Йозеф сделал глубокий вдох, задержал воздух в себе, а потом медленно выдохнул и сделал еще глоток вина.
– Она была самой красивой беременной, которую я когда-либо видел. Некоторые женщины, знаешь, заболевают или бледнеют во время беременности. Только не Сара. Напротив, она становилась краше с каждым днем, даже, когда живот был совсем большой. Было лето, и проходило много фестивалей и музыкальных концертов, и она хотела посетить все. Я тревожился, но Саре похоже было все равно. Она танцевала под музыку и, счастливая, ходила босиком, ее кожа загорела на солнце. Всего за месяц до рождения ребенка у нее начались боли в спине. Я был очень занят. Настало время студенческих выпускных экзаменов, и должен признать, я отдавал себя всего работе. И поскольку Сара выглядела довольной, то я воспринимал все без лишней тревоги.
– Когда вы говорите о ней, вы весь светитесь, – заметил Майкл.
– А по-другому не получается, когда вспоминаешь. В ожидании первенца она была так счастлива. Ей нравилось чувствовать, как в животе шевелится ребенок, и она возбужденно рассказывала мне, что ей кажется, что еще один профессор спешит появиться на свет. Мне было все равно, пока он был здоров, но моя жена… – он задумался, и потом сказал: – Она
Йозеф поднялся на ноги, так как следующую часть истории вспомнить было сложнее. Он подошел к чердачному окну, и, собираясь с мыслями, добавил:
– Я даже не помню, целовал ли ее на прощание в то утро. Именно о таких мелочах я сожалею. Но когда я уходил, был момент у двери, что-то пробежало по ее лицу. Страх ли это был, тоска или боль? Это длилось всего лишь мгновение, а потом пропало.
Голос Йозефа задрожал, и Майкл встал, подошел к нему и дружески положил руку ему на плечо, зная, как важно, чтобы Йозеф рассказал эту историю.
– Я даже не подумал спросить ее, вместо этого я ушел, погруженный в мысли о своей работе, о том, что считал нужным выполнить…Столько сожалений!
Майкл шепотом ответил ему:
– Они есть у всех, профессор. Я никогда больше не увижу своего друга Давида. Он отдал свою жизнь, чтобы спасти меня, предупредить меня. Как я могу с этим смириться?
Мужчины обменялись взглядами, убеждающими друг друга, что им обоим близка эта боль. Боль от того, что они никогда не смогут вернуться и исправить ошибку, ошибку, которая стоила жизни, кому-то им дорогому.

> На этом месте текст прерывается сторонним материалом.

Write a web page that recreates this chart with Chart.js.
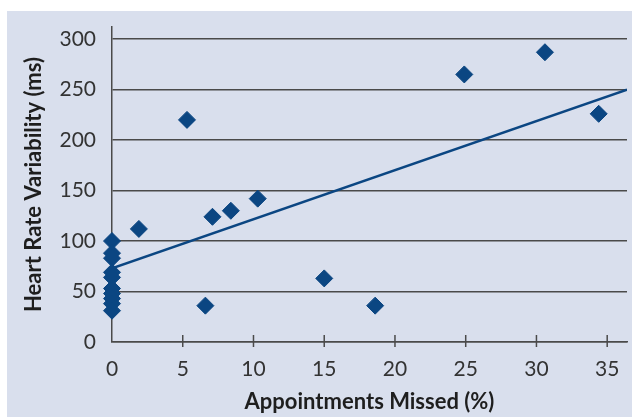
<!DOCTYPE html>
<html>
<head>
<meta charset="utf-8">
<script src="https://cdn.jsdelivr.net/npm/chart.js@4"></script>
<style>
  html, body { margin: 0; padding: 0; background: #ffffff; }
  #wrap { position: relative; width: 632px; height: 417px; }
</style>
</head>
<body>
<div id="wrap"><canvas id="hrvChart"></canvas></div>
<script>
// --- data ---
const missedPct = [0, 0, 0, 0, 0, 0, 0, 0, 0, 0,
                   1.9, 5.3, 6.6, 7.1, 8.4, 10.3, 15.0, 18.6, 24.9, 30.6, 34.4];
const hrvMs     = [100, 88, 83, 69, 64, 53, 48, 43, 38, 31,
                   112, 220, 36, 124, 130, 142, 63, 36, 265, 287, 226];
const trendX = [0, 36.4];
const trendY = [73, 250];
const xTicks = [0, 5, 10, 15, 20, 25, 30, 35];
const yTicks = [0, 50, 100, 150, 200, 250, 300];

const navy = '#0b4682';
const axisGray = '#4a4a4a';
const panelColor = '#d9dfed';

const points = missedPct.map((x, i) => ({ x: x, y: hrvMs[i] }));
const trend = trendX.map((x, i) => ({ x: x, y: trendY[i] }));

// lavender panel behind the plot
const panelBg = {
    id: 'panelBg',
    beforeDraw(chart) {
        const { ctx, width, height } = chart;
        ctx.save();
        ctx.fillStyle = panelColor;
        ctx.fillRect(7, 11, width - 7, height - 11);
        ctx.restore();
    }
};

// tick marks that cross the x axis
const crossTicks = {
    id: 'crossTicks',
    beforeDatasetsDraw(chart) {
        const { ctx, scales: { x } } = chart;
        ctx.save();
        ctx.strokeStyle = axisGray;
        ctx.lineWidth = 1.5;
        xTicks.forEach(v => {
            if (v === x.min) return;
            const px = x.getPixelForValue(v);
            ctx.beginPath();
            ctx.moveTo(px, x.top - 7);
            ctx.lineTo(px, x.top + 5);
            ctx.stroke();
        });
        ctx.restore();
    }
};

new Chart(document.getElementById('hrvChart'), {
    type: 'scatter',
    data: {
        datasets: [
            {
                label: 'HRV',
                data: points,
                pointStyle: 'rectRot',
                pointRadius: 8.5,
                pointHoverRadius: 8.5,
                backgroundColor: navy,
                borderColor: navy,
                borderWidth: 1,
                clip: false
            },
            {
                type: 'line',
                label: 'Trend',
                data: trend,
                borderColor: navy,
                borderWidth: 2.5,
                pointRadius: 0,
                fill: false
            }
        ]
    },
    options: {
        responsive: true,
        maintainAspectRatio: false,
        animation: false,
        layout: { autoPadding: false, padding: { left: 0, right: 5, top: 27, bottom: 0 } },
        plugins: {
            legend: { display: false },
            tooltip: { enabled: false }
        },
        scales: {
            x: {
                type: 'linear',
                min: 0,
                max: 36.4,
                afterBuildTicks: (axis) => { axis.ticks = xTicks.map(v => ({ value: v })); },
                afterFit: (axis) => {
                    axis.height = 75;
                    axis.paddingLeft = 0;
                    axis.paddingRight = 0;
                },
                grid: { display: false, drawTicks: false },
                border: { display: true, color: axisGray, width: 1.5 },
                ticks: {
                    padding: 15,
                    color: '#333333',
                    font: { family: 'Lato', size: 21 },
                    maxRotation: 0
                },
                title: {
                    display: true,
                    text: 'Appointments Missed (%)',
                    color: '#1e1e1e',
                    font: { family: 'Lato', size: 22, weight: 'bold' },
                    padding: { top: 0, bottom: 2 }
                }
            },
            y: {
                type: 'linear',
                min: 0,
                max: 312,
                afterBuildTicks: (axis) => { axis.ticks = yTicks.map(v => ({ value: v })); },
                afterFit: (axis) => {
                    axis.width = 112;
                    axis.paddingTop = 0;
                    axis.paddingBottom = 0;
                },
                grid: { color: axisGray, lineWidth: 1.5, drawTicks: false },
                border: { display: true, color: axisGray, width: 1.5 },
                ticks: {
                    padding: 16,
                    color: '#333333',
                    font: { family: 'Lato', size: 21 }
                },
                title: {
                    display: true,
                    text: 'Heart Rate Variability (ms)',
                    color: '#1e1e1e',
                    font: { family: 'Lato', size: 22, weight: 'bold' },
                    padding: { top: 21, bottom: 0 }
                }
            }
        }
    },
    plugins: [panelBg, crossTicks]
});
</script>
</body>
</html>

Йозеф вернулся к своему стулу и перед тем, как продолжить, налил себе и Майклу еще по бокалу вина. Чувство, что Майкл глубоко сопереживает ему, побудило закончить свой рассказ:
– В тот день я задержался, было так много работы. Экзамены прошли хорошо, и я готовился отдохнуть дома. Но как только я вошел в дом, я понял, что-то не так. Не было тех запахов готовящейся еды, которые обычно встречали с порога, в доме было прохладно, хотя на улице светило солнце. Я окликнул Сару, но она не отозвалась. В конце концов я нашел ее на кухне, она лежала на полу, ее лицо покраснело, и она тяжело дышала. Я бросился к ней, я был в шоке, увидев… – Йозеф перевел дыхание, потом шепотом продолжил: – Так много крови. Я спросил ее, как долго она так лежала, но она только помотала головой. Наверное, она и сама не знала. Думаю, она просто ждала моего возвращения. Ее спутанные волосы прилипли ко лбу, одежда промокла насквозь. Я знала, что мне нужна помощь, нужен врач, кто угодно, но акушерка Сары жила на другом конце города. И Сара умоляла меня остаться с ней. Она была так напугана. Когда я держал ее на руках, было очевидно, что она вот-вот родит. Но я понимал, что-то не так. Она была такой бледной, липкой, и хотя я ничего не знал о родах, я был уверен, что крови не должно быть так много. И я знал, знал без тени сомнения, что вот-вот потеряю ее… Внезапно все ее тело обмякло, будто уходило от меня. Я вцепился в нее, желая, чтобы она осталась со мной, желая, чтобы она осталась в живых. Когда ребенок наконец родился, он был крошечный. На месяц раньше. Он был замечательный, но он не дышал. Я сделал все, что мог, чтобы реанимировать его. Я хотел, чтобы Сара осталась со мной, но она тоже ускользнула, и я никогда не забуду выражение ее глаз. Ее глаза, в которых всегда плясали искорки радости, внезапно стали темными и безжизненными.
Йозеф остановился, слезы застряли в горле. Майкл понимающе кивнул, и Йозеф приложился к вину.